(Source code of charts)
(begin)

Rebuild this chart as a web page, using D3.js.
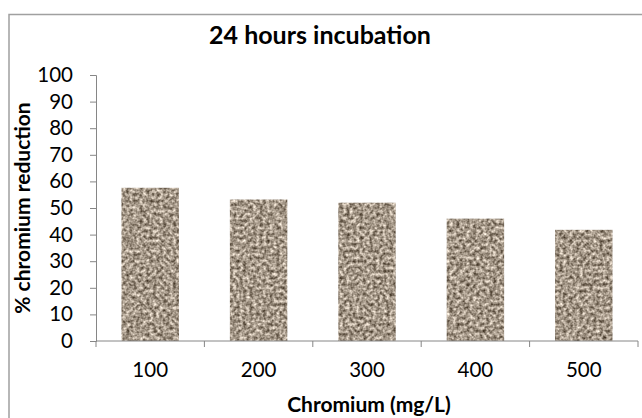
<!DOCTYPE html>
<html><head><meta charset="utf-8">
<script src="https://cdn.jsdelivr.net/npm/d3@7"></script>
<style>body{margin:0;background:#fff}svg{display:block}</style>
</head><body>
<script>
const categories = ["100","200","300","400","500"];
const values = [57.6, 53.2, 52.0, 46.0, 41.8];
const yTicks = [0,10,20,30,40,50,60,70,80,90,100];
const title = "24 hours incubation";
const xTitle = "Chromium (mg/L)";
const yTitle = "% chromium reduction";

const W = 642, H = 418;
const svg = d3.select("body").append("svg").attr("width", W).attr("height", H);
const font = "Lato, 'Open Sans', sans-serif";

const defs = svg.append("defs");
const f = defs.append("filter").attr("id","granite").attr("x",0).attr("y",0).attr("width",1).attr("height",1)
  .attr("color-interpolation-filters","sRGB");
f.append("feTurbulence").attr("type","fractalNoise").attr("baseFrequency","0.3").attr("numOctaves",2).attr("seed",5).attr("result","n");
f.append("feColorMatrix").attr("in","n").attr("type","matrix")
  .attr("values","1.05 0 0 0 0.12  1.05 0 0 0 0.07  1.05 0 0 0 0.01  0 0 0 0 1").attr("result","c");
f.append("feComposite").attr("in","c").attr("in2","SourceGraphic").attr("operator","in");

// outer frame
svg.append("rect").attr("x",9).attr("y",14.5).attr("width",W).attr("height",H)
  .attr("fill","none").attr("stroke","#a0a0a0").attr("stroke-width",1.5);

const x = d3.scaleBand().domain(categories).range([96, 638]).paddingInner(0.47).paddingOuter(0.235);
const y = d3.scaleLinear().domain([0,100]).range([341, 75]);

svg.append("text").attr("x",320).attr("y",44).attr("text-anchor","middle")
  .attr("font-family",font).attr("font-weight","bold").attr("font-size",25).attr("fill","#000").text(title);

svg.selectAll("rect.bar").data(values).enter().append("rect").attr("class","bar")
  .attr("x",(d,i)=>x(categories[i])).attr("width",x.bandwidth())
  .attr("y",d=>y(d)).attr("height",d=>y(0)-y(d))
  .attr("fill","#a09488").attr("filter","url(#granite)");

// y axis
const ya = svg.append("g").attr("transform",`translate(96,0)`)
  .call(d3.axisLeft(y).tickValues(yTicks).tickSize(6).tickPadding(17));
ya.select(".domain").attr("stroke","#868686");
ya.selectAll(".tick line").attr("stroke","#868686");
ya.selectAll(".tick text").attr("font-family",font).attr("font-size",20.5).attr("fill","#000");

// x axis
const xa = svg.append("g").attr("transform",`translate(0,341)`)
  .call(d3.axisBottom(x).tickSize(0).tickPadding(21));
xa.select(".domain").attr("stroke","#868686").attr("d","M96,0H638");
xa.selectAll(".tick text").attr("font-family",font).attr("font-size",20.5).attr("fill","#000");
const step = (638-96)/categories.length;
xa.selectAll("line.sep").data(d3.range(categories.length+1)).enter().append("line")
  .attr("x1",i=>96+i*step).attr("x2",i=>96+i*step).attr("y1",0).attr("y2",6).attr("stroke","#868686");

svg.append("text").attr("x",369).attr("y",412).attr("text-anchor","middle")
  .attr("font-family",font).attr("font-weight","bold").attr("font-size",21).text(xTitle);
svg.append("text").attr("transform","translate(30,208) rotate(-90)").attr("text-anchor","middle")
  .attr("font-family",font).attr("font-weight","bold").attr("font-size",21).text(yTitle);
</script>
</body></html>
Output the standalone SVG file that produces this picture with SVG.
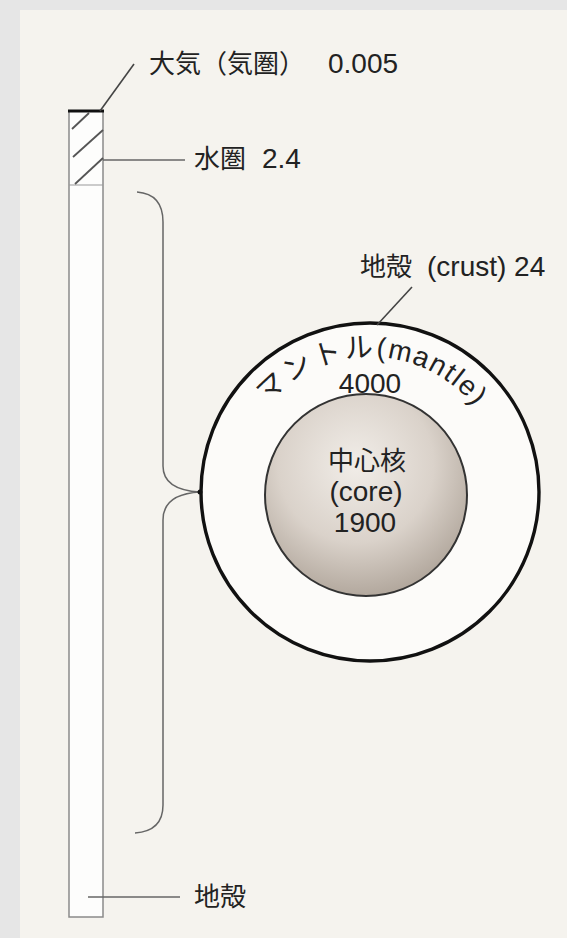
<svg xmlns="http://www.w3.org/2000/svg" width="567" height="938" viewBox="0 0 567 938">
  <defs>
    <radialGradient id="coreShade" cx="0.45" cy="0.35" r="0.7">
      <stop offset="0" stop-color="#f1ede8"/>
      <stop offset="0.55" stop-color="#dad2ca"/>
      <stop offset="1" stop-color="#aba095"/>
    </radialGradient>
    <path id="mantleArc" d="M253.1,424.5 A135,135 0 0 1 489.2,428.6"/>
  </defs>
  <style>
    .lbl { font-family: "Liberation Sans", "Noto Sans CJK JP", sans-serif; font-size: 28px; fill: #222; }
    .jp { font-family: "Noto Sans CJK JP", sans-serif; font-size: 26px; fill: #222; }
    .thin { fill: none; stroke: #666; stroke-width: 1.5; }
    .leader { fill: none; stroke: #444; stroke-width: 1.6; }
  </style>

  <!-- page -->
  <rect x="0" y="0" width="567" height="938" fill="#e6e6e6"/>
  <rect x="20" y="10" width="547" height="928" fill="#f5f3ee"/>

  <!-- column of layer thicknesses -->
  <g id="column">
    <rect x="69" y="111" width="34" height="806" fill="#fdfdfc" stroke="#8a8a8a" stroke-width="1.5"/>
    <line x1="69" y1="185" x2="103" y2="185" stroke="#9a9a9a" stroke-width="1.2"/>
    <g stroke="#555" stroke-width="1.8">
      <line x1="72" y1="129" x2="89" y2="113"/>
      <line x1="73" y1="157" x2="103" y2="130"/>
      <line x1="75" y1="184" x2="103" y2="158"/>
    </g>
    <line x1="68" y1="111" x2="104" y2="111" stroke="#111" stroke-width="3"/>
  </g>

  <!-- brace -->
  <g id="brace">
    <path class="thin" d="M137,192 Q163,194 163,222 L163,466 Q163,490 200,492 Q163,494 163,520 L163,805 Q163,831 135,833" stroke="#555" stroke-width="2"/>
  </g>

  <!-- earth cross-section -->
  <g id="earth">
    <circle cx="370" cy="492" r="169" fill="#fcfbf9" stroke="#111" stroke-width="3.4"/>
    <circle cx="366" cy="495" r="101" fill="url(#coreShade)" stroke="#333" stroke-width="2"/>
    <circle cx="200" cy="492" r="2.5" fill="#111"/>
  </g>

  <!-- connectors -->
  <g id="connectors">
    <line class="leader" x1="100" y1="111" x2="134" y2="64"/>
    <line class="thin" x1="103" y1="160" x2="185" y2="160"/>
    <line class="thin" x1="88" y1="897" x2="180" y2="897"/>
    <line class="leader" x1="377" y1="325" x2="412" y2="287"/>
  </g>

  <!-- labels -->
  <g id="label-atmosphere">
    <text class="jp" x="149" y="73">大気（気圏）</text>
    <text class="lbl" x="328" y="73">0.005</text>
  </g>
  <g id="label-water">
    <text class="jp" x="194" y="168">水圏</text>
    <text class="lbl" x="262" y="168">2.4</text>
  </g>
  <g id="label-crust">
    <text class="jp" x="360" y="276">地殻</text>
    <text class="lbl" x="427" y="276">(crust) 24</text>
  </g>
  <g id="label-mantle">
    <text class="lbl" font-size="26">
      <textPath href="#mantleArc" startOffset="50%" text-anchor="middle"><tspan letter-spacing="2.5">マントル</tspan><tspan letter-spacing="1.5">(mantle)</tspan></textPath>
    </text>
    <text class="lbl" x="370" y="393" text-anchor="middle" font-size="25">4000</text>
  </g>
  <g id="label-core">
    <text class="jp" x="367" y="470" text-anchor="middle" font-size="28">中心核</text>
    <text class="lbl" x="366" y="501" text-anchor="middle">(core)</text>
    <text class="lbl" x="365" y="532" text-anchor="middle">1900</text>
  </g>
  <g id="label-crust-bottom">
    <text class="jp" x="194" y="906">地殻</text>
  </g>
</svg>
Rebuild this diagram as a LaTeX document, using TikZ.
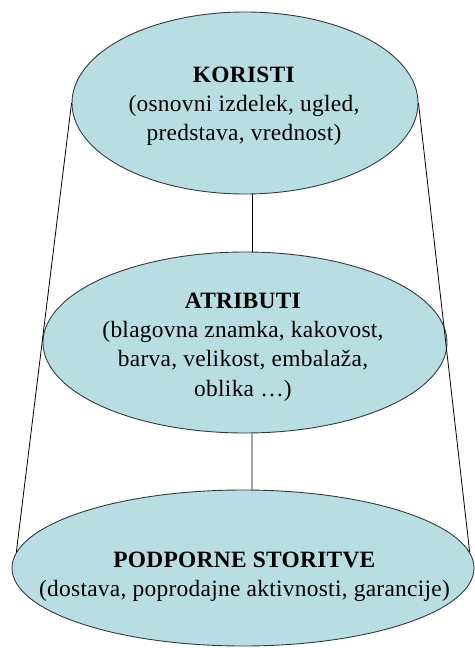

(end)

#### Exercise goal
Copy out all the data without changing anything, and drop the pictures.

#### Response below
Rebuild this chart as a web page, using D3.js.
<!DOCTYPE html>
<html><head><meta charset="utf-8">
<script src="https://cdn.jsdelivr.net/npm/d3@7"></script>
<style>body{margin:0;background:#fff}svg{display:block}</style>
</head><body>
<script>
const categories = ["100","200","300","400","500"];
const values = [57.6, 53.2, 52.0, 46.0, 41.8];
const yTicks = [0,10,20,30,40,50,60,70,80,90,100];
const title = "24 hours incubation";
const xTitle = "Chromium (mg/L)";
const yTitle = "% chromium reduction";

const W = 642, H = 418;
const svg = d3.select("body").append("svg").attr("width", W).attr("height", H);
const font = "Lato, 'Open Sans', sans-serif";

const defs = svg.append("defs");
const f = defs.append("filter").attr("id","granite").attr("x",0).attr("y",0).attr("width",1).attr("height",1)
  .attr("color-interpolation-filters","sRGB");
f.append("feTurbulence").attr("type","fractalNoise").attr("baseFrequency","0.3").attr("numOctaves",2).attr("seed",5).attr("result","n");
f.append("feColorMatrix").attr("in","n").attr("type","matrix")
  .attr("values","1.05 0 0 0 0.12  1.05 0 0 0 0.07  1.05 0 0 0 0.01  0 0 0 0 1").attr("result","c");
f.append("feComposite").attr("in","c").attr("in2","SourceGraphic").attr("operator","in");

// outer frame
svg.append("rect").attr("x",9).attr("y",14.5).attr("width",W).attr("height",H)
  .attr("fill","none").attr("stroke","#a0a0a0").attr("stroke-width",1.5);

const x = d3.scaleBand().domain(categories).range([96, 638]).paddingInner(0.47).paddingOuter(0.235);
const y = d3.scaleLinear().domain([0,100]).range([341, 75]);

svg.append("text").attr("x",320).attr("y",44).attr("text-anchor","middle")
  .attr("font-family",font).attr("font-weight","bold").attr("font-size",25).attr("fill","#000").text(title);

svg.selectAll("rect.bar").data(values).enter().append("rect").attr("class","bar")
  .attr("x",(d,i)=>x(categories[i])).attr("width",x.bandwidth())
  .attr("y",d=>y(d)).attr("height",d=>y(0)-y(d))
  .attr("fill","#a09488").attr("filter","url(#granite)");

// y axis
const ya = svg.append("g").attr("transform",`translate(96,0)`)
  .call(d3.axisLeft(y).tickValues(yTicks).tickSize(6).tickPadding(17));
ya.select(".domain").attr("stroke","#868686");
ya.selectAll(".tick line").attr("stroke","#868686");
ya.selectAll(".tick text").attr("font-family",font).attr("font-size",20.5).attr("fill","#000");

// x axis
const xa = svg.append("g").attr("transform",`translate(0,341)`)
  .call(d3.axisBottom(x).tickSize(0).tickPadding(21));
xa.select(".domain").attr("stroke","#868686").attr("d","M96,0H638");
xa.selectAll(".tick text").attr("font-family",font).attr("font-size",20.5).attr("fill","#000");
const step = (638-96)/categories.length;
xa.selectAll("line.sep").data(d3.range(categories.length+1)).enter().append("line")
  .attr("x1",i=>96+i*step).attr("x2",i=>96+i*step).attr("y1",0).attr("y2",6).attr("stroke","#868686");

svg.append("text").attr("x",369).attr("y",412).attr("text-anchor","middle")
  .attr("font-family",font).attr("font-weight","bold").attr("font-size",21).text(xTitle);
svg.append("text").attr("transform","translate(30,208) rotate(-90)").attr("text-anchor","middle")
  .attr("font-family",font).attr("font-weight","bold").attr("font-size",21).text(yTitle);
</script>
</body></html>
Output the standalone SVG file that produces this picture with SVG.
<svg xmlns="http://www.w3.org/2000/svg" width="567" height="938" viewBox="0 0 567 938">
  <defs>
    <radialGradient id="coreShade" cx="0.45" cy="0.35" r="0.7">
      <stop offset="0" stop-color="#f1ede8"/>
      <stop offset="0.55" stop-color="#dad2ca"/>
      <stop offset="1" stop-color="#aba095"/>
    </radialGradient>
    <path id="mantleArc" d="M253.1,424.5 A135,135 0 0 1 489.2,428.6"/>
  </defs>
  <style>
    .lbl { font-family: "Liberation Sans", "Noto Sans CJK JP", sans-serif; font-size: 28px; fill: #222; }
    .jp { font-family: "Noto Sans CJK JP", sans-serif; font-size: 26px; fill: #222; }
    .thin { fill: none; stroke: #666; stroke-width: 1.5; }
    .leader { fill: none; stroke: #444; stroke-width: 1.6; }
  </style>

  <!-- page -->
  <rect x="0" y="0" width="567" height="938" fill="#e6e6e6"/>
  <rect x="20" y="10" width="547" height="928" fill="#f5f3ee"/>

  <!-- column of layer thicknesses -->
  <g id="column">
    <rect x="69" y="111" width="34" height="806" fill="#fdfdfc" stroke="#8a8a8a" stroke-width="1.5"/>
    <line x1="69" y1="185" x2="103" y2="185" stroke="#9a9a9a" stroke-width="1.2"/>
    <g stroke="#555" stroke-width="1.8">
      <line x1="72" y1="129" x2="89" y2="113"/>
      <line x1="73" y1="157" x2="103" y2="130"/>
      <line x1="75" y1="184" x2="103" y2="158"/>
    </g>
    <line x1="68" y1="111" x2="104" y2="111" stroke="#111" stroke-width="3"/>
  </g>

  <!-- brace -->
  <g id="brace">
    <path class="thin" d="M137,192 Q163,194 163,222 L163,466 Q163,490 200,492 Q163,494 163,520 L163,805 Q163,831 135,833" stroke="#555" stroke-width="2"/>
  </g>

  <!-- earth cross-section -->
  <g id="earth">
    <circle cx="370" cy="492" r="169" fill="#fcfbf9" stroke="#111" stroke-width="3.4"/>
    <circle cx="366" cy="495" r="101" fill="url(#coreShade)" stroke="#333" stroke-width="2"/>
    <circle cx="200" cy="492" r="2.5" fill="#111"/>
  </g>

  <!-- connectors -->
  <g id="connectors">
    <line class="leader" x1="100" y1="111" x2="134" y2="64"/>
    <line class="thin" x1="103" y1="160" x2="185" y2="160"/>
    <line class="thin" x1="88" y1="897" x2="180" y2="897"/>
    <line class="leader" x1="377" y1="325" x2="412" y2="287"/>
  </g>

  <!-- labels -->
  <g id="label-atmosphere">
    <text class="jp" x="149" y="73">大気（気圏）</text>
    <text class="lbl" x="328" y="73">0.005</text>
  </g>
  <g id="label-water">
    <text class="jp" x="194" y="168">水圏</text>
    <text class="lbl" x="262" y="168">2.4</text>
  </g>
  <g id="label-crust">
    <text class="jp" x="360" y="276">地殻</text>
    <text class="lbl" x="427" y="276">(crust) 24</text>
  </g>
  <g id="label-mantle">
    <text class="lbl" font-size="26">
      <textPath href="#mantleArc" startOffset="50%" text-anchor="middle"><tspan letter-spacing="2.5">マントル</tspan><tspan letter-spacing="1.5">(mantle)</tspan></textPath>
    </text>
    <text class="lbl" x="370" y="393" text-anchor="middle" font-size="25">4000</text>
  </g>
  <g id="label-core">
    <text class="jp" x="367" y="470" text-anchor="middle" font-size="28">中心核</text>
    <text class="lbl" x="366" y="501" text-anchor="middle">(core)</text>
    <text class="lbl" x="365" y="532" text-anchor="middle">1900</text>
  </g>
  <g id="label-crust-bottom">
    <text class="jp" x="194" y="906">地殻</text>
  </g>
</svg>
Rebuild this diagram as a LaTeX document, using TikZ.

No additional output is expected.